Information provided
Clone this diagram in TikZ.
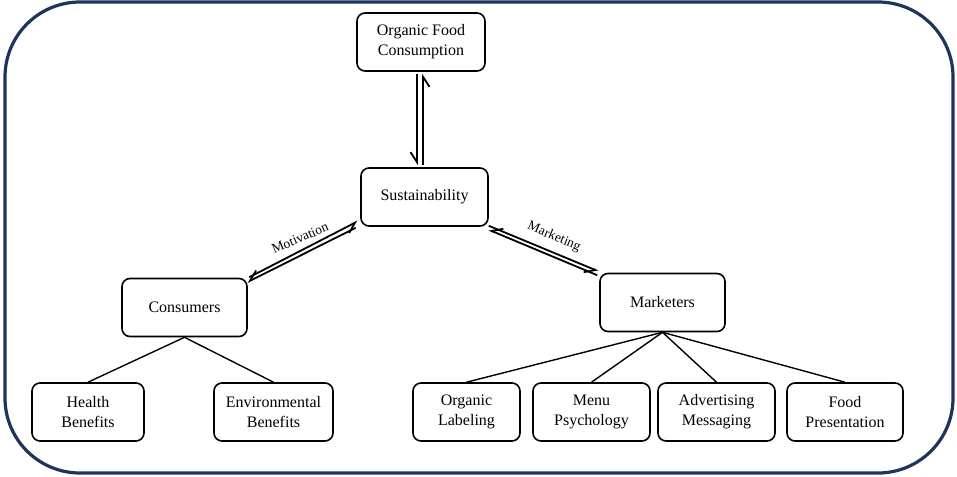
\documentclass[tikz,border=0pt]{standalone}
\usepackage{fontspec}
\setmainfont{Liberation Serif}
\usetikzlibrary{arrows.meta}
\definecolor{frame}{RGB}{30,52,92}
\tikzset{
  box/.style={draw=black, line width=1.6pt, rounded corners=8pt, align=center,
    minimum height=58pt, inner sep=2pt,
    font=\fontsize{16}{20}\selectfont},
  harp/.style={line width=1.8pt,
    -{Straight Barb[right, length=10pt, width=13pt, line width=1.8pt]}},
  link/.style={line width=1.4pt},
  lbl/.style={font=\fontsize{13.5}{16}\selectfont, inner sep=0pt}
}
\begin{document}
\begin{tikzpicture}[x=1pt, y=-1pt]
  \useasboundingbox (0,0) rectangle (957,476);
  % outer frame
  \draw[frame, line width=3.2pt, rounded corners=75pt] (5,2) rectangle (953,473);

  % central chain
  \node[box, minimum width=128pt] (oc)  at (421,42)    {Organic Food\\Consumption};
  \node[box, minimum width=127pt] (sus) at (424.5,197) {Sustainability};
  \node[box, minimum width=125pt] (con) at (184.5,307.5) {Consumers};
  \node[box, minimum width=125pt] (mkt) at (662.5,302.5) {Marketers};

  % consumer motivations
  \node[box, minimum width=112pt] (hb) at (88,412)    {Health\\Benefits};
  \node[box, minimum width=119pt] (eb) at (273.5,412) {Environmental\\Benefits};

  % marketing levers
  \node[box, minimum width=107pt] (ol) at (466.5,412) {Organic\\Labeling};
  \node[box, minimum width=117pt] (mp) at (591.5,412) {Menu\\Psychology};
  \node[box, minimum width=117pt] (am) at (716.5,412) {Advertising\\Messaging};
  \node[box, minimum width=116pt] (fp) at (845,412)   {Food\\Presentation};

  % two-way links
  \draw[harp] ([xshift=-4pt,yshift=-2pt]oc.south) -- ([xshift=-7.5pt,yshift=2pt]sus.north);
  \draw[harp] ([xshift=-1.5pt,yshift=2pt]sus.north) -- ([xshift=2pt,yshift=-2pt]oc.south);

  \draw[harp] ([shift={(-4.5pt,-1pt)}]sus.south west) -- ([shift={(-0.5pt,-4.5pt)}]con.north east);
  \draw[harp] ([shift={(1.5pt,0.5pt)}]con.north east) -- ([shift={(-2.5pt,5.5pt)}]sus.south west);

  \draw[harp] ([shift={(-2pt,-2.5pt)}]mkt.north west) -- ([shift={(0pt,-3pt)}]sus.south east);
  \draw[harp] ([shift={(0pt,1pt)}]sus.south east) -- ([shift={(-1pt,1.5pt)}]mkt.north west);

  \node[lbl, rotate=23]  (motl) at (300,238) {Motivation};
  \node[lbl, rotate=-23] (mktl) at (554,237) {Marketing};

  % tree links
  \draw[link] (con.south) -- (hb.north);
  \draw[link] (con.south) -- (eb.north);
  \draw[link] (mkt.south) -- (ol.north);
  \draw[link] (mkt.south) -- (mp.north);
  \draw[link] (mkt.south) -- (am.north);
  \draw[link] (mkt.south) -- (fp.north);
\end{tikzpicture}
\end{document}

To be done
Starting at the top of the listing above, reproduce each line up to and including the one with "minimum width=125pt] (mkt)"; omit the pictures.

Task output
Clone this diagram in TikZ.
\documentclass[tikz,border=0pt]{standalone}
\usepackage{fontspec}
\setmainfont{Liberation Serif}
\usetikzlibrary{arrows.meta}
\definecolor{frame}{RGB}{30,52,92}
\tikzset{
  box/.style={draw=black, line width=1.6pt, rounded corners=8pt, align=center,
    minimum height=58pt, inner sep=2pt,
    font=\fontsize{16}{20}\selectfont},
  harp/.style={line width=1.8pt,
    -{Straight Barb[right, length=10pt, width=13pt, line width=1.8pt]}},
  link/.style={line width=1.4pt},
  lbl/.style={font=\fontsize{13.5}{16}\selectfont, inner sep=0pt}
}
\begin{document}
\begin{tikzpicture}[x=1pt, y=-1pt]
  \useasboundingbox (0,0) rectangle (957,476);
  % outer frame
  \draw[frame, line width=3.2pt, rounded corners=75pt] (5,2) rectangle (953,473);

  % central chain
  \node[box, minimum width=128pt] (oc)  at (421,42)    {Organic Food\\Consumption};
  \node[box, minimum width=127pt] (sus) at (424.5,197) {Sustainability};
  \node[box, minimum width=125pt] (con) at (184.5,307.5) {Consumers};
  \node[box, minimum width=125pt] (mkt) at (662.5,302.5) {Marketers};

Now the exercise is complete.